• INFORMATION SUPPLIED
++++++++
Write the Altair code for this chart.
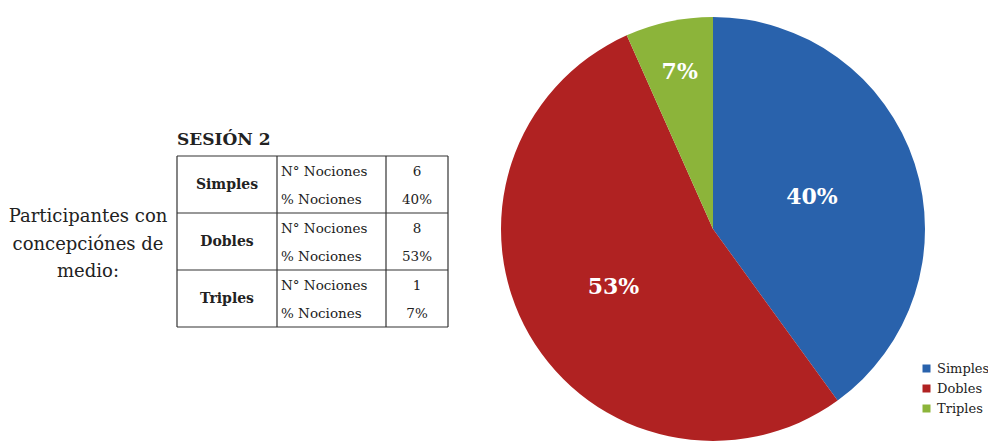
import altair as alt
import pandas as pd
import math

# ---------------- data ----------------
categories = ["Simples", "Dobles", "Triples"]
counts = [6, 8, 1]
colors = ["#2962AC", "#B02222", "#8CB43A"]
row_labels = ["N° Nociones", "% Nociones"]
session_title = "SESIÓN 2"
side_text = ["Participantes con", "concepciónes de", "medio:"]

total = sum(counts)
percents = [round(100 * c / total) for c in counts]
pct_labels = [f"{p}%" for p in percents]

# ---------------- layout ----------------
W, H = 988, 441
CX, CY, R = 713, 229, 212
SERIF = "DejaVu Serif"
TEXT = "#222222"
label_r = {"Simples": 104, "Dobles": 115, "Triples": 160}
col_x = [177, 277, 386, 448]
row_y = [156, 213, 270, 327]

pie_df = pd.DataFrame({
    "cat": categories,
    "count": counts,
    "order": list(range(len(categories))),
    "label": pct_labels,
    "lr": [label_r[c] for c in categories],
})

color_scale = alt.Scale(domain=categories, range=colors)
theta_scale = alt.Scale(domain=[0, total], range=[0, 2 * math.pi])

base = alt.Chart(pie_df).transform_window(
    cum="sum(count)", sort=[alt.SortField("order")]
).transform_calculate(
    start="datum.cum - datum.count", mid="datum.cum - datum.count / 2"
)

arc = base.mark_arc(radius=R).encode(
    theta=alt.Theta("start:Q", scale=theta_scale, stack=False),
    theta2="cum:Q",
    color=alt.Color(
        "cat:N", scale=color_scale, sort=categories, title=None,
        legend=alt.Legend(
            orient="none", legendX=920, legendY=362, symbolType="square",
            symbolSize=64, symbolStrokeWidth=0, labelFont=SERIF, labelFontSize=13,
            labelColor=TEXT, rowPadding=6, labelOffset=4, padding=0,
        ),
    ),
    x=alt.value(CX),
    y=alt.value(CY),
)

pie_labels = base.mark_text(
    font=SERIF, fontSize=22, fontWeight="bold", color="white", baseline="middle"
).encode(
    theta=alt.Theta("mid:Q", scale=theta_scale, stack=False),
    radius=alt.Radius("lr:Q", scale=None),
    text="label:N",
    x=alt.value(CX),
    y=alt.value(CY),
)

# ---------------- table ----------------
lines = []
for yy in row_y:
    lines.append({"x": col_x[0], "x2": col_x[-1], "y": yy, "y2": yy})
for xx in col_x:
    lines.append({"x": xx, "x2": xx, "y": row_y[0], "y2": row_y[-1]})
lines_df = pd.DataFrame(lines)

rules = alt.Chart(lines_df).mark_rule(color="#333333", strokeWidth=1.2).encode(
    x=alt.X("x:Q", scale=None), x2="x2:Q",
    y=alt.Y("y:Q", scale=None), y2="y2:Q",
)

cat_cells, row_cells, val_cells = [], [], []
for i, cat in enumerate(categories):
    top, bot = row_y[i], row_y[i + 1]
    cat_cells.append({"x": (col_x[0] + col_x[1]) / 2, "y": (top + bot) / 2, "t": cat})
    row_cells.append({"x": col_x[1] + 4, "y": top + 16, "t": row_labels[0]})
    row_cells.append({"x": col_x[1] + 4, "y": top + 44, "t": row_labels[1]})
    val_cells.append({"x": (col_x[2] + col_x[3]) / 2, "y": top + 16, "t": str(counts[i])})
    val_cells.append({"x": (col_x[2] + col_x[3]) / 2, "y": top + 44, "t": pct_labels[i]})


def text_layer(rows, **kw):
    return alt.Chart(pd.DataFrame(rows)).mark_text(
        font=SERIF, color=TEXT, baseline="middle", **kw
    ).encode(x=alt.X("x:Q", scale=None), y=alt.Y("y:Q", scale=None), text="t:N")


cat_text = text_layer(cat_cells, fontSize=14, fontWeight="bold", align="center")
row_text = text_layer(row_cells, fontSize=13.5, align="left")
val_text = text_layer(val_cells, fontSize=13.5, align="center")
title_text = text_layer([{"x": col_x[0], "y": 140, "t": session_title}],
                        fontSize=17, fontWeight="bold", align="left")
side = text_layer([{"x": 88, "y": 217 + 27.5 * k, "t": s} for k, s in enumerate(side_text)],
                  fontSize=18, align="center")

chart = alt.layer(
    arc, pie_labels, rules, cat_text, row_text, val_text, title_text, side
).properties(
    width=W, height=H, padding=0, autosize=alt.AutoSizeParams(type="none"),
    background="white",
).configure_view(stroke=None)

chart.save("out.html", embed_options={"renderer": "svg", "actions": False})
++++++++
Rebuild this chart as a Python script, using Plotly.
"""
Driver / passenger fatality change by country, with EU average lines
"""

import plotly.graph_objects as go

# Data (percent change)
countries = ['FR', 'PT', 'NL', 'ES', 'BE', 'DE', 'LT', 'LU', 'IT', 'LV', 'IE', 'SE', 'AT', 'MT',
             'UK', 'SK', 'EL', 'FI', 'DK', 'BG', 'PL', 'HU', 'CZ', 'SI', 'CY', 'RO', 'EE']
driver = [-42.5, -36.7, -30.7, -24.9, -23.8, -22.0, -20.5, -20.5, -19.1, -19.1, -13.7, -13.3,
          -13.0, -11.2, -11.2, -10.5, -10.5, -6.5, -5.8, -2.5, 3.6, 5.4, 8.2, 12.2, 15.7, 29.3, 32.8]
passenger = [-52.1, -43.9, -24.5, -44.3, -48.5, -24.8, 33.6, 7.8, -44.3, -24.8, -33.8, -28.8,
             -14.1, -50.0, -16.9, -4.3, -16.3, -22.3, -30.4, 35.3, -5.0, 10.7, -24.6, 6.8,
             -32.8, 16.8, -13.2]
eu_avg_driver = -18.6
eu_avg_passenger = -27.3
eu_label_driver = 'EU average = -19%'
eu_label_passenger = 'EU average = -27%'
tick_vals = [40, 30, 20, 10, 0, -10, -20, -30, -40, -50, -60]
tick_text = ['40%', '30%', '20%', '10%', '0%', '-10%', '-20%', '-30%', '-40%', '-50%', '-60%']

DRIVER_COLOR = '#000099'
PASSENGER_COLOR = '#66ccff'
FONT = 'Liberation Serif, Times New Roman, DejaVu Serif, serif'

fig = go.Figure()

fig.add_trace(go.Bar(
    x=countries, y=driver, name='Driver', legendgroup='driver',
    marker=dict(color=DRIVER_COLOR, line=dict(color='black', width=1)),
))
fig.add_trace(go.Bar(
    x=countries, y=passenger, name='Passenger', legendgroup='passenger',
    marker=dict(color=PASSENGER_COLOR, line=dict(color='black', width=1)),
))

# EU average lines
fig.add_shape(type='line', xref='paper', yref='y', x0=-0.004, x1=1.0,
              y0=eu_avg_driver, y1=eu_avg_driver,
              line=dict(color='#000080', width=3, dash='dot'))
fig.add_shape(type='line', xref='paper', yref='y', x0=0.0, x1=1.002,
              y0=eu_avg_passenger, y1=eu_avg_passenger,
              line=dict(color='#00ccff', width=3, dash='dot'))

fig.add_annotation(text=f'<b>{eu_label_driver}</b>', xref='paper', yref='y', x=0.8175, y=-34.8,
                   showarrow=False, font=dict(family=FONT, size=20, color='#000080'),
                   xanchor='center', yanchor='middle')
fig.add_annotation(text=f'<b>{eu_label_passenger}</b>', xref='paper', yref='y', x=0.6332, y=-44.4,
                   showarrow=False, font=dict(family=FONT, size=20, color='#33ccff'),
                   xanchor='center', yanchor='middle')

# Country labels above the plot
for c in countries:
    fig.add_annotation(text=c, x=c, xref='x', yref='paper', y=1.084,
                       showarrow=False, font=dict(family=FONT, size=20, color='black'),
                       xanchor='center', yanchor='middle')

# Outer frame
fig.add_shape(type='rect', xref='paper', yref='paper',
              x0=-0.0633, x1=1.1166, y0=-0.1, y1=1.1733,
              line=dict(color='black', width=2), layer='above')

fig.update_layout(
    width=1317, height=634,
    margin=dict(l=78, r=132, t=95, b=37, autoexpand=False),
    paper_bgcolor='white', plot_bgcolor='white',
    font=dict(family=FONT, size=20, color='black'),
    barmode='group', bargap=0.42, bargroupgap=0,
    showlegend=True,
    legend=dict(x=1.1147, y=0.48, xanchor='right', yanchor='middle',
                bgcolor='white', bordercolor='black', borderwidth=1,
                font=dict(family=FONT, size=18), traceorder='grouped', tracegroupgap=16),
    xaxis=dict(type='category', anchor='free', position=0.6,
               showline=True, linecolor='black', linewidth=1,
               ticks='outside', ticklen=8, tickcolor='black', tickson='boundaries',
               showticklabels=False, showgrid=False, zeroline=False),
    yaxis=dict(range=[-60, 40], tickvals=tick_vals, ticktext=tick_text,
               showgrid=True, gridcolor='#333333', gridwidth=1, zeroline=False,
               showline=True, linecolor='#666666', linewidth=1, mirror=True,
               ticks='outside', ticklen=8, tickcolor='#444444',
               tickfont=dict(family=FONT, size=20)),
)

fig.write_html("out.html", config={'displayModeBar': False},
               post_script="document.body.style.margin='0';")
++++++++
• WORK TO COMPLETE
Reproduce the data above exactly, but only the lines from the one showing "Write the Altair code for this chart." through the one showing "import math", with both ends kept and the pictures left out.

• SOLUTION FOR THIS PROBLEM
Write the Altair code for this chart.
import altair as alt
import pandas as pd
import math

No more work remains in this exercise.